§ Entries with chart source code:
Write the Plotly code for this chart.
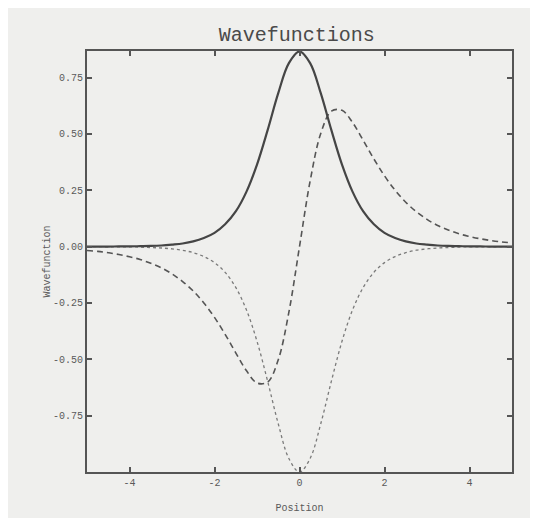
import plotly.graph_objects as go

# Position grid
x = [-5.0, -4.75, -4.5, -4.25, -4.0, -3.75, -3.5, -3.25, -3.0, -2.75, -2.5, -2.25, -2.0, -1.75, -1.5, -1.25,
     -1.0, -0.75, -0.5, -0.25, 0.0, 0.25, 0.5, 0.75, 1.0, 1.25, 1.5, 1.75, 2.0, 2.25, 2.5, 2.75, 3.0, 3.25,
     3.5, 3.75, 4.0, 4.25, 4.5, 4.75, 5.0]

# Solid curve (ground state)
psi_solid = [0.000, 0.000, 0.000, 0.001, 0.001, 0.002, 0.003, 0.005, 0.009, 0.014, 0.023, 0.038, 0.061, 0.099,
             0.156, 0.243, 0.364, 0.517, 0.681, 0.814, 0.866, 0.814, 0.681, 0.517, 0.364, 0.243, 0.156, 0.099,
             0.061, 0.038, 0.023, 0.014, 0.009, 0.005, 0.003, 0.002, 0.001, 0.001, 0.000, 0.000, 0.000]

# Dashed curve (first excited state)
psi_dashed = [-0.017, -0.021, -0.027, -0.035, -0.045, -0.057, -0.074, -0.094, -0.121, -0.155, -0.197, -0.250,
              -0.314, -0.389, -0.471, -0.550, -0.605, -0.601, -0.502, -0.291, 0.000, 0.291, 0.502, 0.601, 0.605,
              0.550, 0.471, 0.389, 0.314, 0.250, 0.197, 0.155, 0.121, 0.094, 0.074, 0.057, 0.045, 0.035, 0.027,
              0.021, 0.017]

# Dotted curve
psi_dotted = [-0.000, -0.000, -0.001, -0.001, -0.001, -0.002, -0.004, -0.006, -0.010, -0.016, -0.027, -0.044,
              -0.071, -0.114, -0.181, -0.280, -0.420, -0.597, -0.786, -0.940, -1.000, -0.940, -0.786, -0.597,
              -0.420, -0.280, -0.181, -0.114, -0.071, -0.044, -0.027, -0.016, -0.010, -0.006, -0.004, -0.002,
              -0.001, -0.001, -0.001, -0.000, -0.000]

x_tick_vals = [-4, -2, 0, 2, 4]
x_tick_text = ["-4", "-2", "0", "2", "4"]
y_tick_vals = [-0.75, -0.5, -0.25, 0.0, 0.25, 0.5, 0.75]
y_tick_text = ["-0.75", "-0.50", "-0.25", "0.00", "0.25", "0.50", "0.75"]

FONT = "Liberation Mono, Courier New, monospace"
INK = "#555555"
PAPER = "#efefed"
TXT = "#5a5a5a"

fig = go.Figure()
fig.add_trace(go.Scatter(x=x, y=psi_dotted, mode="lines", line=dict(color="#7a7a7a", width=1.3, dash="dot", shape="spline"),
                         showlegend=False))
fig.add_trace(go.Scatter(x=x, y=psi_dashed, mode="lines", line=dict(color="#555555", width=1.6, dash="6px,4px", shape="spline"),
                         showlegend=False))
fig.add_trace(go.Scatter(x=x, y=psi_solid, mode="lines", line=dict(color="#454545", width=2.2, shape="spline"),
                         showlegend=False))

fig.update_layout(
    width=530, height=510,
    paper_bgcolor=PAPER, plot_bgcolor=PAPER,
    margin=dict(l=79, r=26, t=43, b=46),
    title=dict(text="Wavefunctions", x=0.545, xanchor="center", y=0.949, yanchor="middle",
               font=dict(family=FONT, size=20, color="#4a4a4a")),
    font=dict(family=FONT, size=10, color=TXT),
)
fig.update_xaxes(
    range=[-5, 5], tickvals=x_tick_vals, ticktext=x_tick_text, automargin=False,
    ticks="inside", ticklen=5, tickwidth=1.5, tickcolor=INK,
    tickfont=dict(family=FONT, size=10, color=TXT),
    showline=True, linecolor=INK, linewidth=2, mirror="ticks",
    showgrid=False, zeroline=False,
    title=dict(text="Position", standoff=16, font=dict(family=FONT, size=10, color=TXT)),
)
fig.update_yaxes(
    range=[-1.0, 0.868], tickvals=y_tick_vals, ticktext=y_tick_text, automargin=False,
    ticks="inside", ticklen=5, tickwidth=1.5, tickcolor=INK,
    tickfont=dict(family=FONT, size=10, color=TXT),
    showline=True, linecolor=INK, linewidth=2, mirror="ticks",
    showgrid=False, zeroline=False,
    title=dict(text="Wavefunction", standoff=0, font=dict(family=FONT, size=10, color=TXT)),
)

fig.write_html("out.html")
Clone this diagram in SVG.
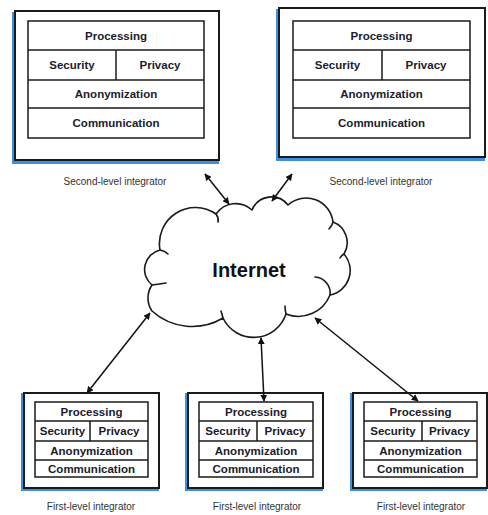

§ Goal: Leave out the pictures and output every record above precisely as given.

§ Result of the exercise:
Write the Plotly code for this chart.
import plotly.graph_objects as go

# Position grid
x = [-5.0, -4.75, -4.5, -4.25, -4.0, -3.75, -3.5, -3.25, -3.0, -2.75, -2.5, -2.25, -2.0, -1.75, -1.5, -1.25,
     -1.0, -0.75, -0.5, -0.25, 0.0, 0.25, 0.5, 0.75, 1.0, 1.25, 1.5, 1.75, 2.0, 2.25, 2.5, 2.75, 3.0, 3.25,
     3.5, 3.75, 4.0, 4.25, 4.5, 4.75, 5.0]

# Solid curve (ground state)
psi_solid = [0.000, 0.000, 0.000, 0.001, 0.001, 0.002, 0.003, 0.005, 0.009, 0.014, 0.023, 0.038, 0.061, 0.099,
             0.156, 0.243, 0.364, 0.517, 0.681, 0.814, 0.866, 0.814, 0.681, 0.517, 0.364, 0.243, 0.156, 0.099,
             0.061, 0.038, 0.023, 0.014, 0.009, 0.005, 0.003, 0.002, 0.001, 0.001, 0.000, 0.000, 0.000]

# Dashed curve (first excited state)
psi_dashed = [-0.017, -0.021, -0.027, -0.035, -0.045, -0.057, -0.074, -0.094, -0.121, -0.155, -0.197, -0.250,
              -0.314, -0.389, -0.471, -0.550, -0.605, -0.601, -0.502, -0.291, 0.000, 0.291, 0.502, 0.601, 0.605,
              0.550, 0.471, 0.389, 0.314, 0.250, 0.197, 0.155, 0.121, 0.094, 0.074, 0.057, 0.045, 0.035, 0.027,
              0.021, 0.017]

# Dotted curve
psi_dotted = [-0.000, -0.000, -0.001, -0.001, -0.001, -0.002, -0.004, -0.006, -0.010, -0.016, -0.027, -0.044,
              -0.071, -0.114, -0.181, -0.280, -0.420, -0.597, -0.786, -0.940, -1.000, -0.940, -0.786, -0.597,
              -0.420, -0.280, -0.181, -0.114, -0.071, -0.044, -0.027, -0.016, -0.010, -0.006, -0.004, -0.002,
              -0.001, -0.001, -0.001, -0.000, -0.000]

x_tick_vals = [-4, -2, 0, 2, 4]
x_tick_text = ["-4", "-2", "0", "2", "4"]
y_tick_vals = [-0.75, -0.5, -0.25, 0.0, 0.25, 0.5, 0.75]
y_tick_text = ["-0.75", "-0.50", "-0.25", "0.00", "0.25", "0.50", "0.75"]

FONT = "Liberation Mono, Courier New, monospace"
INK = "#555555"
PAPER = "#efefed"
TXT = "#5a5a5a"

fig = go.Figure()
fig.add_trace(go.Scatter(x=x, y=psi_dotted, mode="lines", line=dict(color="#7a7a7a", width=1.3, dash="dot", shape="spline"),
                         showlegend=False))
fig.add_trace(go.Scatter(x=x, y=psi_dashed, mode="lines", line=dict(color="#555555", width=1.6, dash="6px,4px", shape="spline"),
                         showlegend=False))
fig.add_trace(go.Scatter(x=x, y=psi_solid, mode="lines", line=dict(color="#454545", width=2.2, shape="spline"),
                         showlegend=False))

fig.update_layout(
    width=530, height=510,
    paper_bgcolor=PAPER, plot_bgcolor=PAPER,
    margin=dict(l=79, r=26, t=43, b=46),
    title=dict(text="Wavefunctions", x=0.545, xanchor="center", y=0.949, yanchor="middle",
               font=dict(family=FONT, size=20, color="#4a4a4a")),
    font=dict(family=FONT, size=10, color=TXT),
)
fig.update_xaxes(
    range=[-5, 5], tickvals=x_tick_vals, ticktext=x_tick_text, automargin=False,
    ticks="inside", ticklen=5, tickwidth=1.5, tickcolor=INK,
    tickfont=dict(family=FONT, size=10, color=TXT),
    showline=True, linecolor=INK, linewidth=2, mirror="ticks",
    showgrid=False, zeroline=False,
    title=dict(text="Position", standoff=16, font=dict(family=FONT, size=10, color=TXT)),
)
fig.update_yaxes(
    range=[-1.0, 0.868], tickvals=y_tick_vals, ticktext=y_tick_text, automargin=False,
    ticks="inside", ticklen=5, tickwidth=1.5, tickcolor=INK,
    tickfont=dict(family=FONT, size=10, color=TXT),
    showline=True, linecolor=INK, linewidth=2, mirror="ticks",
    showgrid=False, zeroline=False,
    title=dict(text="Wavefunction", standoff=0, font=dict(family=FONT, size=10, color=TXT)),
)

fig.write_html("out.html")
Clone this diagram in SVG.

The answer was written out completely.